◆ **Task goal**: Write out every line of the material as it stands, apart from the pictures.

◆ **Dataset section**:
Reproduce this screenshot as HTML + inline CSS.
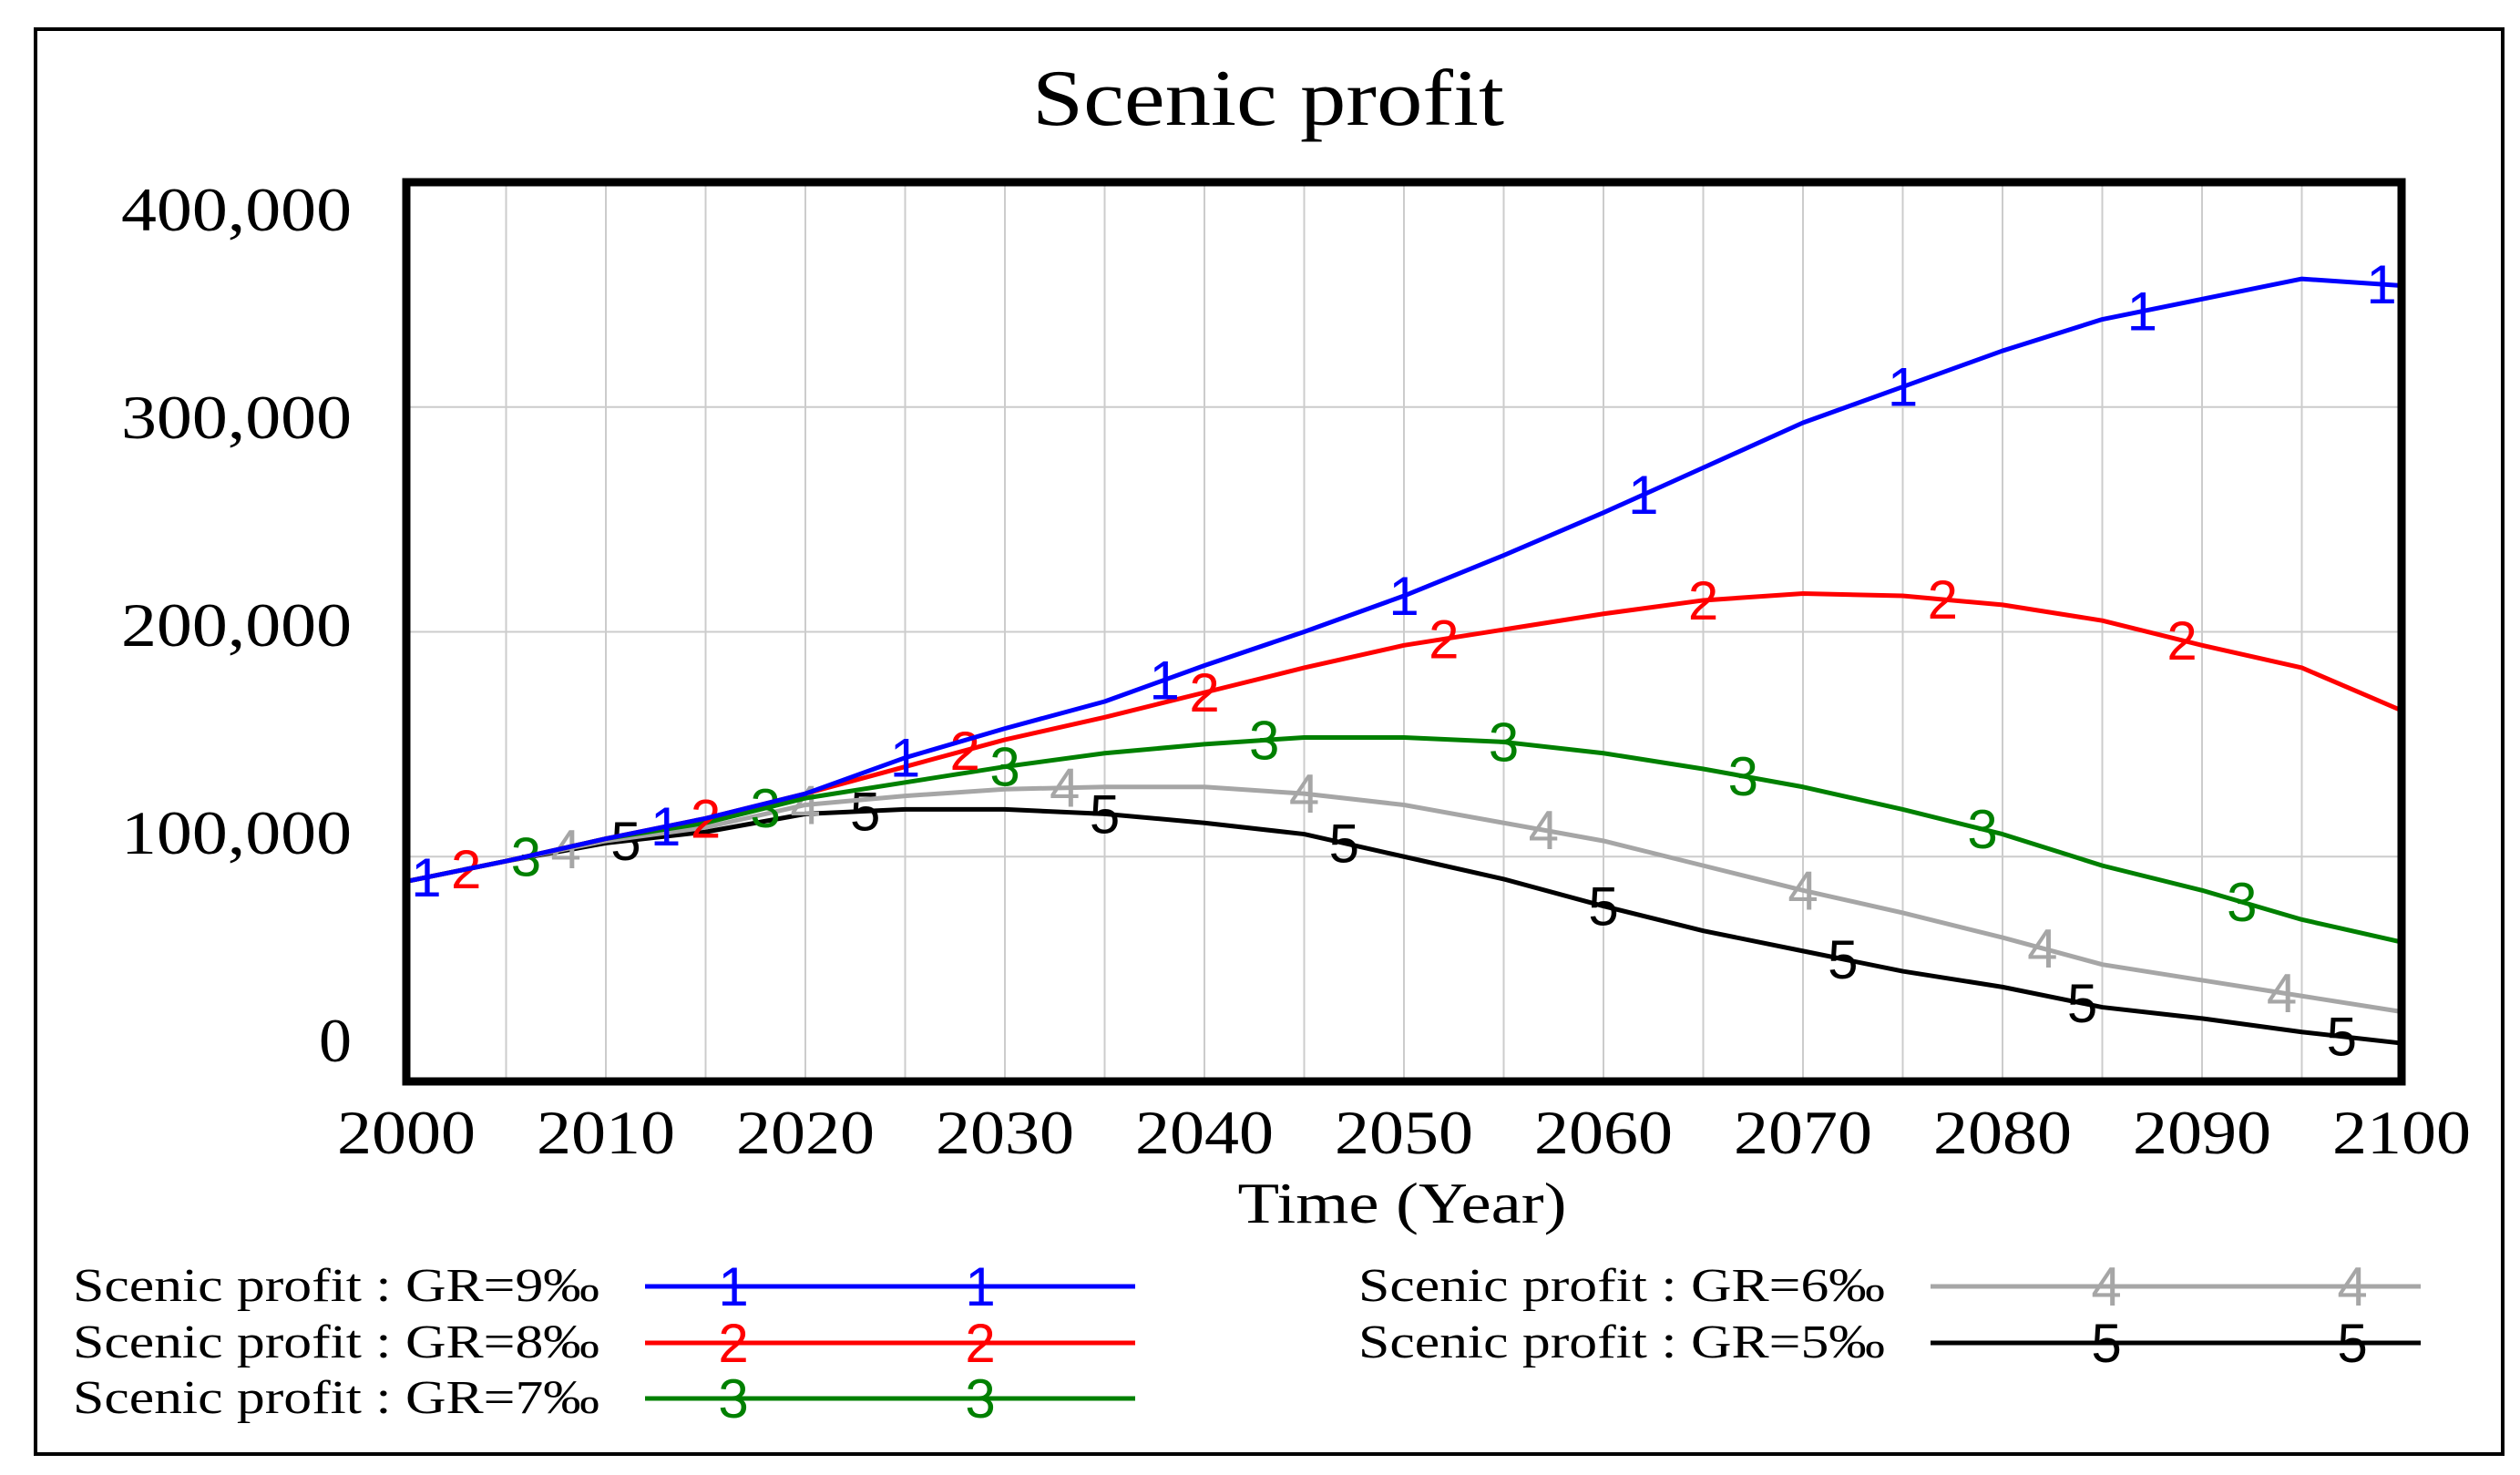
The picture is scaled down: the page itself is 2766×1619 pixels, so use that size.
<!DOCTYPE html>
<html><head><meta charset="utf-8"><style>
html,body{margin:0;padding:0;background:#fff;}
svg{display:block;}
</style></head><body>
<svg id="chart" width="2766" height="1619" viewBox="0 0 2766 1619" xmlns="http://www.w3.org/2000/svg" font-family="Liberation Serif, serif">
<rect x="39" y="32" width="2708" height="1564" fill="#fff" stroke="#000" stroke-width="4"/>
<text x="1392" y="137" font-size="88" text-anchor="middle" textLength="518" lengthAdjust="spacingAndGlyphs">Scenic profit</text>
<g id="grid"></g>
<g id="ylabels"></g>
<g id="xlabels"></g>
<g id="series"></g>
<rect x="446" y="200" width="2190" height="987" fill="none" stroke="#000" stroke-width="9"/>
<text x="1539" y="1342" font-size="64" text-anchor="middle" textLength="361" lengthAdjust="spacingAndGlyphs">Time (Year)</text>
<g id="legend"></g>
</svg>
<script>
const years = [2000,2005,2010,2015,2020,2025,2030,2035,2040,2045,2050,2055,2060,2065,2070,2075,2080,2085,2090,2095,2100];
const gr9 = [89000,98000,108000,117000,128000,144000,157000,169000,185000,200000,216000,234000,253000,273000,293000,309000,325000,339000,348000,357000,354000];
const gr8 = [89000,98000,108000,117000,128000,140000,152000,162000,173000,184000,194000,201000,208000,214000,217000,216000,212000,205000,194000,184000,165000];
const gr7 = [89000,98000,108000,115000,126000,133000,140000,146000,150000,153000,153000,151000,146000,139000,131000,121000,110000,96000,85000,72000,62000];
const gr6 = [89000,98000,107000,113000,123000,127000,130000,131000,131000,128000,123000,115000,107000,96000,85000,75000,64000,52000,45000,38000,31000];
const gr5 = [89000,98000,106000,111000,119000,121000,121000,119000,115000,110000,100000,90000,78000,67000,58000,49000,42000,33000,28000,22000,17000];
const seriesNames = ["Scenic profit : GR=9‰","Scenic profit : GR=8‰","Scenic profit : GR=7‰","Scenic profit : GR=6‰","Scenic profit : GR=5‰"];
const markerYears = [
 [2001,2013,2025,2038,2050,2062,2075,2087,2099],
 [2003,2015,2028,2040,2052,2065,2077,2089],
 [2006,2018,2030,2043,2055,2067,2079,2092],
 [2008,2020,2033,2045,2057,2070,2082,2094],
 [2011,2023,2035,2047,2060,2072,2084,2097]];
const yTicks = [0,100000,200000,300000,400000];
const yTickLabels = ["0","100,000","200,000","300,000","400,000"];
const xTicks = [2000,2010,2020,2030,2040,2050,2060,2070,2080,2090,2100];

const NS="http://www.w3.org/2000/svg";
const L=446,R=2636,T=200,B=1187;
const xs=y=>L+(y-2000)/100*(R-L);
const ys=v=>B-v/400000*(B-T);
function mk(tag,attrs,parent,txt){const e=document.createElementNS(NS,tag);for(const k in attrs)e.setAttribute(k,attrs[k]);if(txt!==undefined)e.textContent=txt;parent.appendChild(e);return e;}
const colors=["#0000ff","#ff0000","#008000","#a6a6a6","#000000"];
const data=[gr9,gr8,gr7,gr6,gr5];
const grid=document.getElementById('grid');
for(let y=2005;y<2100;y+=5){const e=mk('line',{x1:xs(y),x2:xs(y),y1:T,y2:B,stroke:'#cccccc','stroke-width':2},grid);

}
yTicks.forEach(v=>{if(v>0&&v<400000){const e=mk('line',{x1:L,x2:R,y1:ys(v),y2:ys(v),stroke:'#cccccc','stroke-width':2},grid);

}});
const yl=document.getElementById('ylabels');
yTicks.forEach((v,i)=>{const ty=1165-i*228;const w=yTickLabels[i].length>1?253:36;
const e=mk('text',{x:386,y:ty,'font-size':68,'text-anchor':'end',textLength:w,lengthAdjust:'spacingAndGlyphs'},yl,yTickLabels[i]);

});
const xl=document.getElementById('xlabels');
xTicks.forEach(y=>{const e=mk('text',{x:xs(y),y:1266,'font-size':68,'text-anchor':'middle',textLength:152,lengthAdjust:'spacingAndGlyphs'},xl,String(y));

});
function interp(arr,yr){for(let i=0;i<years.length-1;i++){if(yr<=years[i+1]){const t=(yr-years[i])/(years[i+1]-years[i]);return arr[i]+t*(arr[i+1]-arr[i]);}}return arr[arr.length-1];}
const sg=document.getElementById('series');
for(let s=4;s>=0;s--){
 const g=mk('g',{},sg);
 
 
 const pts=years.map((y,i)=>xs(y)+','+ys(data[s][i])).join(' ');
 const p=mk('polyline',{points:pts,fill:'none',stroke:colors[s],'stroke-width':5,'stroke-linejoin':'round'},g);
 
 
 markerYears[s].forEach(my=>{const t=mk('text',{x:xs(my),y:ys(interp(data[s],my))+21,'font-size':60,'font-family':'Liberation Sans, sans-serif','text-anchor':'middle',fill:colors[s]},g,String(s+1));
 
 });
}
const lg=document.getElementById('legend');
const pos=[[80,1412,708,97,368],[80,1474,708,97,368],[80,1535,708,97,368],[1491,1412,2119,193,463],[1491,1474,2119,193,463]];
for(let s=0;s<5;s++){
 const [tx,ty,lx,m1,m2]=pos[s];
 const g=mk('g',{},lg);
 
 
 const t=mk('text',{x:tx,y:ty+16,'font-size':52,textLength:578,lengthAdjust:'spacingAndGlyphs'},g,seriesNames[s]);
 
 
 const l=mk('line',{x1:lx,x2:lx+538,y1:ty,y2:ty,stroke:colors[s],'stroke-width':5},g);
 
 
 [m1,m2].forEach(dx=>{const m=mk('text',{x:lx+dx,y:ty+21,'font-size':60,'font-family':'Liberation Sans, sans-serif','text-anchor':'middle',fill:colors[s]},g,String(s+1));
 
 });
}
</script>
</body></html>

◆ **Task response**:
Reproduce this screenshot as HTML + inline CSS.
The picture is scaled down: the page itself is 2766×1619 pixels, so use that size.
<!DOCTYPE html>
<html><head><meta charset="utf-8"><style>
html,body{margin:0;padding:0;background:#fff;}
svg{display:block;}
</style></head><body>
<svg id="chart" width="2766" height="1619" viewBox="0 0 2766 1619" xmlns="http://www.w3.org/2000/svg" font-family="Liberation Serif, serif">
<rect x="39" y="32" width="2708" height="1564" fill="#fff" stroke="#000" stroke-width="4"/>
<text x="1392" y="137" font-size="88" text-anchor="middle" textLength="518" lengthAdjust="spacingAndGlyphs">Scenic profit</text>
<g id="grid"></g>
<g id="ylabels"></g>
<g id="xlabels"></g>
<g id="series"></g>
<rect x="446" y="200" width="2190" height="987" fill="none" stroke="#000" stroke-width="9"/>
<text x="1539" y="1342" font-size="64" text-anchor="middle" textLength="361" lengthAdjust="spacingAndGlyphs">Time (Year)</text>
<g id="legend"></g>
</svg>
<script>
const years = [2000,2005,2010,2015,2020,2025,2030,2035,2040,2045,2050,2055,2060,2065,2070,2075,2080,2085,2090,2095,2100];
const gr9 = [89000,98000,108000,117000,128000,144000,157000,169000,185000,200000,216000,234000,253000,273000,293000,309000,325000,339000,348000,357000,354000];
const gr8 = [89000,98000,108000,117000,128000,140000,152000,162000,173000,184000,194000,201000,208000,214000,217000,216000,212000,205000,194000,184000,165000];
const gr7 = [89000,98000,108000,115000,126000,133000,140000,146000,150000,153000,153000,151000,146000,139000,131000,121000,110000,96000,85000,72000,62000];
const gr6 = [89000,98000,107000,113000,123000,127000,130000,131000,131000,128000,123000,115000,107000,96000,85000,75000,64000,52000,45000,38000,31000];
const gr5 = [89000,98000,106000,111000,119000,121000,121000,119000,115000,110000,100000,90000,78000,67000,58000,49000,42000,33000,28000,22000,17000];
const seriesNames = ["Scenic profit : GR=9‰","Scenic profit : GR=8‰","Scenic profit : GR=7‰","Scenic profit : GR=6‰","Scenic profit : GR=5‰"];
const markerYears = [
 [2001,2013,2025,2038,2050,2062,2075,2087,2099],
 [2003,2015,2028,2040,2052,2065,2077,2089],
 [2006,2018,2030,2043,2055,2067,2079,2092],
 [2008,2020,2033,2045,2057,2070,2082,2094],
 [2011,2023,2035,2047,2060,2072,2084,2097]];
const yTicks = [0,100000,200000,300000,400000];
const yTickLabels = ["0","100,000","200,000","300,000","400,000"];
const xTicks = [2000,2010,2020,2030,2040,2050,2060,2070,2080,2090,2100];

const NS="http://www.w3.org/2000/svg";
const L=446,R=2636,T=200,B=1187;
const xs=y=>L+(y-2000)/100*(R-L);
const ys=v=>B-v/400000*(B-T);
function mk(tag,attrs,parent,txt){const e=document.createElementNS(NS,tag);for(const k in attrs)e.setAttribute(k,attrs[k]);if(txt!==undefined)e.textContent=txt;parent.appendChild(e);return e;}
const colors=["#0000ff","#ff0000","#008000","#a6a6a6","#000000"];
const data=[gr9,gr8,gr7,gr6,gr5];
const grid=document.getElementById('grid');
for(let y=2005;y<2100;y+=5){const e=mk('line',{x1:xs(y),x2:xs(y),y1:T,y2:B,stroke:'#cccccc','stroke-width':2},grid);

}
yTicks.forEach(v=>{if(v>0&&v<400000){const e=mk('line',{x1:L,x2:R,y1:ys(v),y2:ys(v),stroke:'#cccccc','stroke-width':2},grid);

}});
const yl=document.getElementById('ylabels');
yTicks.forEach((v,i)=>{const ty=1165-i*228;const w=yTickLabels[i].length>1?253:36;
const e=mk('text',{x:386,y:ty,'font-size':68,'text-anchor':'end',textLength:w,lengthAdjust:'spacingAndGlyphs'},yl,yTickLabels[i]);

});
const xl=document.getElementById('xlabels');
xTicks.forEach(y=>{const e=mk('text',{x:xs(y),y:1266,'font-size':68,'text-anchor':'middle',textLength:152,lengthAdjust:'spacingAndGlyphs'},xl,String(y));

});
function interp(arr,yr){for(let i=0;i<years.length-1;i++){if(yr<=years[i+1]){const t=(yr-years[i])/(years[i+1]-years[i]);return arr[i]+t*(arr[i+1]-arr[i]);}}return arr[arr.length-1];}
const sg=document.getElementById('series');
for(let s=4;s>=0;s--){
 const g=mk('g',{},sg);
 
 
 const pts=years.map((y,i)=>xs(y)+','+ys(data[s][i])).join(' ');
 const p=mk('polyline',{points:pts,fill:'none',stroke:colors[s],'stroke-width':5,'stroke-linejoin':'round'},g);
 
 
 markerYears[s].forEach(my=>{const t=mk('text',{x:xs(my),y:ys(interp(data[s],my))+21,'font-size':60,'font-family':'Liberation Sans, sans-serif','text-anchor':'middle',fill:colors[s]},g,String(s+1));
 
 });
}
const lg=document.getElementById('legend');
const pos=[[80,1412,708,97,368],[80,1474,708,97,368],[80,1535,708,97,368],[1491,1412,2119,193,463],[1491,1474,2119,193,463]];
for(let s=0;s<5;s++){
 const [tx,ty,lx,m1,m2]=pos[s];
 const g=mk('g',{},lg);
 
 
 const t=mk('text',{x:tx,y:ty+16,'font-size':52,textLength:578,lengthAdjust:'spacingAndGlyphs'},g,seriesNames[s]);
 
 
 const l=mk('line',{x1:lx,x2:lx+538,y1:ty,y2:ty,stroke:colors[s],'stroke-width':5},g);
 
 
 [m1,m2].forEach(dx=>{const m=mk('text',{x:lx+dx,y:ty+21,'font-size':60,'font-family':'Liberation Sans, sans-serif','text-anchor':'middle',fill:colors[s]},g,String(s+1));
 
 });
}
</script>
</body></html>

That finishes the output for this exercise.